When a new lock is to be created and no other conflicting locks are
detected, restic creates a new lock, waits, and checks if other locks
appeared in the repository. Depending on the type of the other locks and the
lock to be created, restic either continues or fails.
Backups and Deduplication
=========================
For creating a backup, restic scans the source directory for all files,
sub-directories and other entries. The data from each file is split into
variable length Blobs cut at offsets defined by a sliding window of 64 byte.
The implementation uses Rabin Fingerprints for implementing this Content
Defined Chunking (CDC). An irreducible polynomial is selected at random and
saved in the file `config` when a repository is initialized, so that watermark
attacks are much harder.
Files smaller than 512 KiB are not split, Blobs are of 512 KiB to 8 MiB in
size. The implementation aims for 1 MiB Blob size on average.
For modified files, only modified Blobs have to be saved in a subsequent
backup. This even works if bytes are inserted or removed at arbitrary positions
within the file.
Threat Model
============
The design goals for restic include being able to securely store backups in a
location that is not completely trusted, e.g. a shared system where others can
potentially access the files or (in the case of the system administrator) even
modify or delete them.
General assumptions:
* The host system a backup is created on is trusted. This is the most basic
requirement, and essential for creating trustworthy backups.

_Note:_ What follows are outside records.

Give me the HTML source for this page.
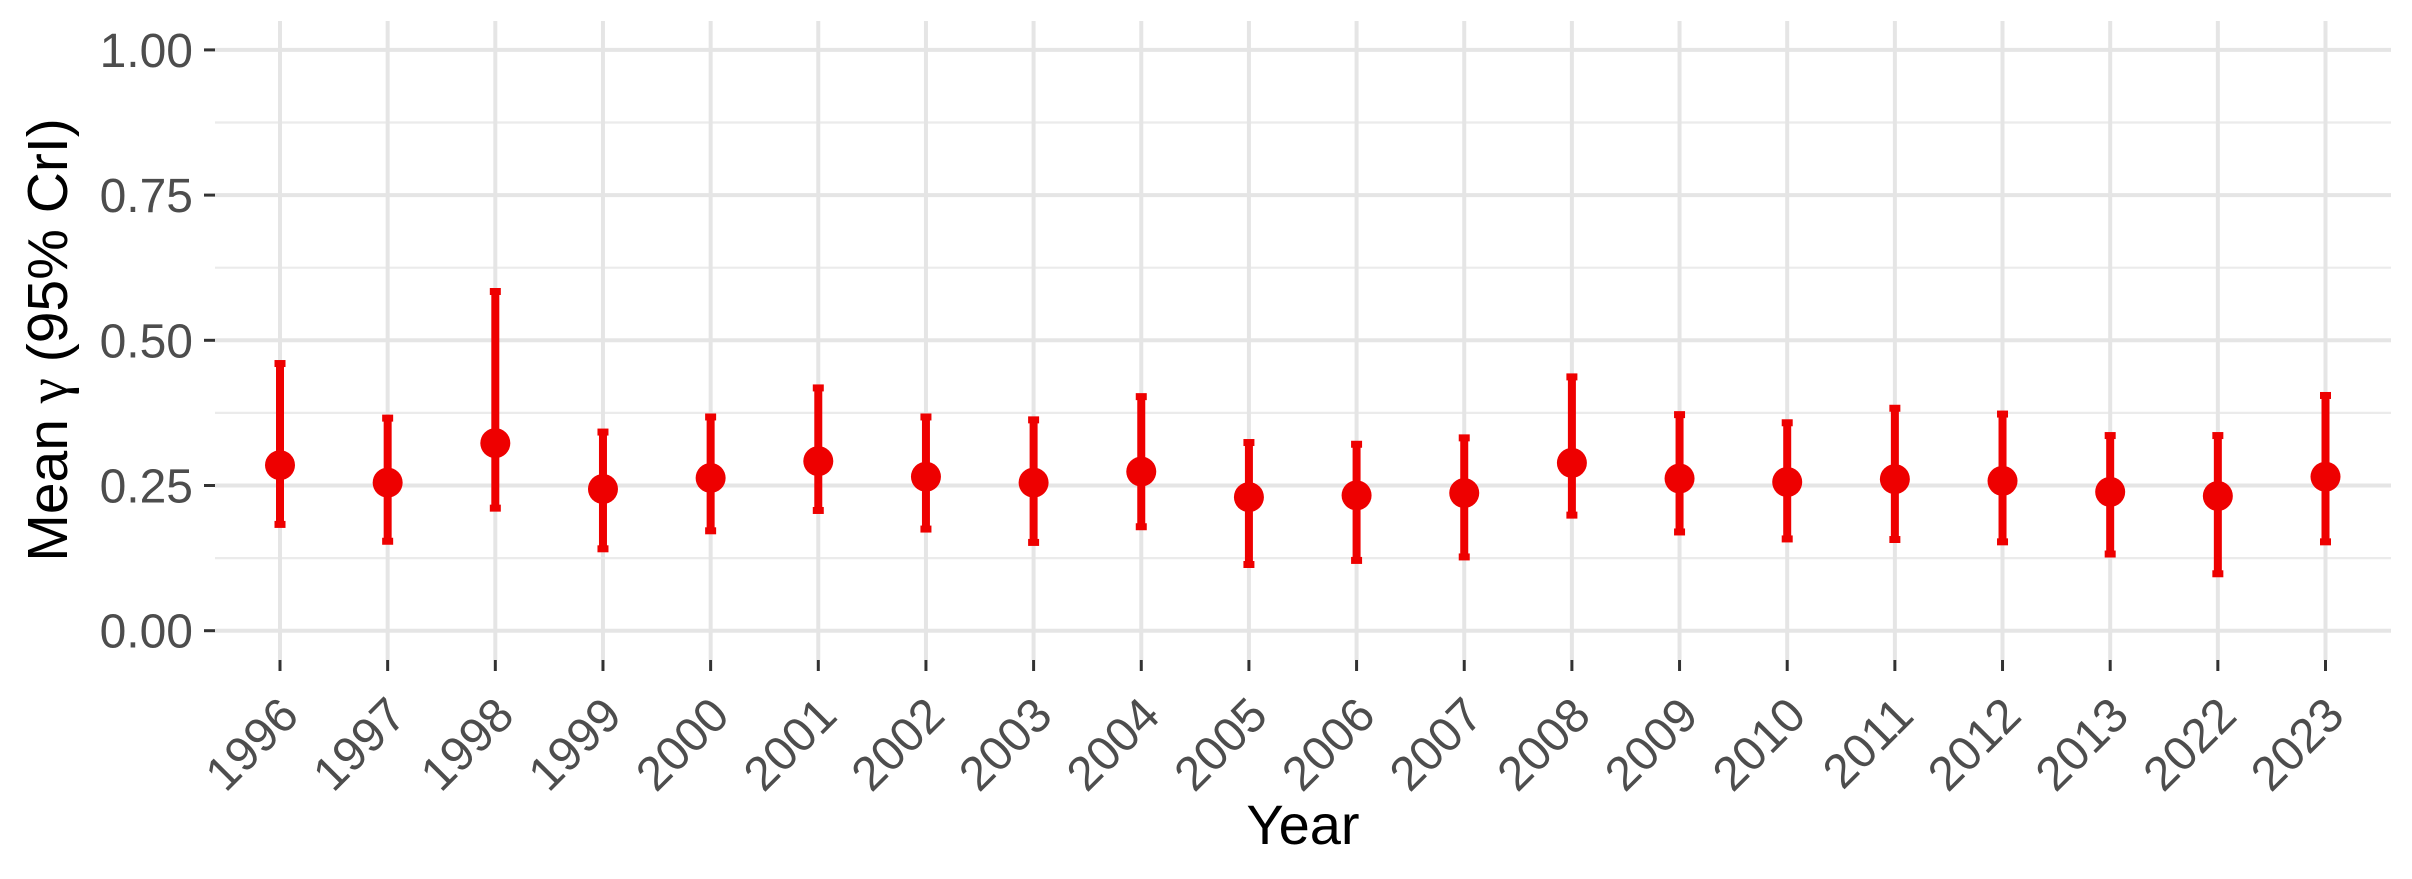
<!DOCTYPE html>
<html><head><meta charset="utf-8"><style>
html,body{margin:0;padding:0;background:#fff;}
svg{display:block;}
text{font-family:"Liberation Sans",sans-serif;}
</style></head><body>
<svg id="chart" width="2412" height="879" viewBox="0 0 2412 879" xmlns="http://www.w3.org/2000/svg">
<g id="grid"></g>
<g id="axes"></g>
<g id="marks"></g>
<text x="1303" y="844" font-size="56" text-anchor="middle" fill="#000">Year</text>
<text transform="translate(67,340) rotate(-90)" font-size="57" text-anchor="middle" fill="#000">Mean <tspan font-family="Liberation Serif, serif">γ</tspan> (95% CrI)</text>
</svg>
<script>
const categories = ["1996","1997","1998","1999","2000","2001","2002","2003","2004","2005","2006","2007","2008","2009","2010","2011","2012","2013","2022","2023"];
const means = [0.285,0.255,0.323,0.244,0.263,0.292,0.265,0.255,0.274,0.230,0.233,0.237,0.289,0.262,0.256,0.261,0.258,0.239,0.232,0.265];
const upper = [0.460,0.366,0.584,0.342,0.368,0.418,0.368,0.363,0.403,0.324,0.321,0.332,0.437,0.372,0.358,0.383,0.373,0.336,0.336,0.405];
const lower = [0.183,0.154,0.211,0.141,0.172,0.207,0.175,0.152,0.179,0.114,0.121,0.127,0.199,0.170,0.158,0.157,0.153,0.132,0.098,0.153];
const yTicks = [0,0.25,0.5,0.75,1];
const yTickLabels = ["0.00","0.25","0.50","0.75","1.00"];
const yMinor = [0.125,0.375,0.625,0.875];

const NS="http://www.w3.org/2000/svg";
const PL=215, PR=2391, PT=21, PB=660;
const X0=280, XSTEP=(2325.5-280)/19;
function xs(i){return X0+i*XSTEP;}
function ys(v){return 630.7 - v*580.8;}
function mk(tag, attrs, parent){const e=document.createElementNS(NS,tag);for(const k in attrs)e.setAttribute(k,attrs[k]);parent.appendChild(e);return e;}
const grid=document.getElementById('grid'), axes=document.getElementById('axes'), marks=document.getElementById('marks');

yMinor.forEach(v=>{
  const l=mk('line',{x1:PL,x2:PR,y1:ys(v),y2:ys(v),stroke:'#ebebeb','stroke-width':2.2},grid);
  
  
});
yTicks.forEach((v,i)=>{
  const l=mk('line',{x1:PL,x2:PR,y1:ys(v),y2:ys(v),stroke:'#e5e5e5','stroke-width':4},grid);
  
  
  const t=mk('line',{x1:204,x2:215,y1:ys(v),y2:ys(v),stroke:'#333','stroke-width':3},axes);
  
  
  const tx=mk('text',{x:193,y:ys(v)+17,'font-size':48,'text-anchor':'end',fill:'#4d4d4d'},axes);
  tx.textContent=yTickLabels[i];
  
  
});
categories.forEach((c,i)=>{
  const x=xs(i);
  const g=mk('line',{x1:x,x2:x,y1:PT,y2:PB,stroke:'#e5e5e5','stroke-width':4},grid);
  
  
  const t=mk('line',{x1:x,x2:x,y1:660,y2:671,stroke:'#333','stroke-width':3},axes);
  
  
  const tx=mk('text',{transform:`translate(${x+21},${718}) rotate(-45)`,'font-size':48,'text-anchor':'end',fill:'#4d4d4d'},axes);
  tx.textContent=c;
  
  
  const bar=mk('line',{x1:x,x2:x,y1:ys(upper[i]),y2:ys(lower[i]),stroke:'#ee0000','stroke-width':8},marks);
  
  
  const cu=mk('line',{x1:x-5.5,x2:x+5.5,y1:ys(upper[i]),y2:ys(upper[i]),stroke:'#ee0000','stroke-width':7},marks);
  
  
  const cl=mk('line',{x1:x-5.5,x2:x+5.5,y1:ys(lower[i]),y2:ys(lower[i]),stroke:'#ee0000','stroke-width':7},marks);
  
  
  const p=mk('circle',{cx:x,cy:ys(means[i]),r:15,fill:'#ee0000'},marks);
  
  
});
</script>
</body></html>
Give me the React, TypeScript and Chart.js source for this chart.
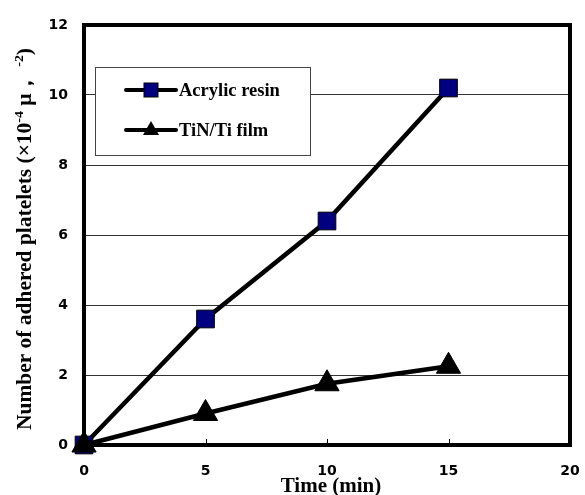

The restic backup program guarantees the following:
* Accessing the unencrypted content of stored files and metadata should not
be possible without a password for the repository. Everything except the
metadata included for informational purposes in the key files is encrypted and
authenticated.
* Modifications (intentional or unintentional) can be detected automatically
on several layers:
1. For all accesses of data stored in the repository it is checked whether
the cryptographic hash of the contents matches the storage ID (the
file's name). This way, modifications (bad RAM, broken harddisk) can be
detected easily.
2. Before decrypting any data, the MAC on the encrypted data is
checked. If there has been a modification, the MAC check will
fail. This step happens even before the data is decrypted, so data that
has been tampered with is not decrypted at all.
However, the restic backup program is not designed to protect against attackers
deleting files at the storage location. There is nothing that can be done about
this. If this needs to be guaranteed, get a secure location without any access
from third parties. If you assume that attackers have write access to your
files at the storage location, attackers are able to figure out (e.g. based on
the timestamps of the stored files) which files belong to what snapshot. When
only these files are deleted, the particular snapshot vanished and all
snapshots depending on data that has been added in the snapshot cannot be
restored completely. Restic is not designed to detect this attack.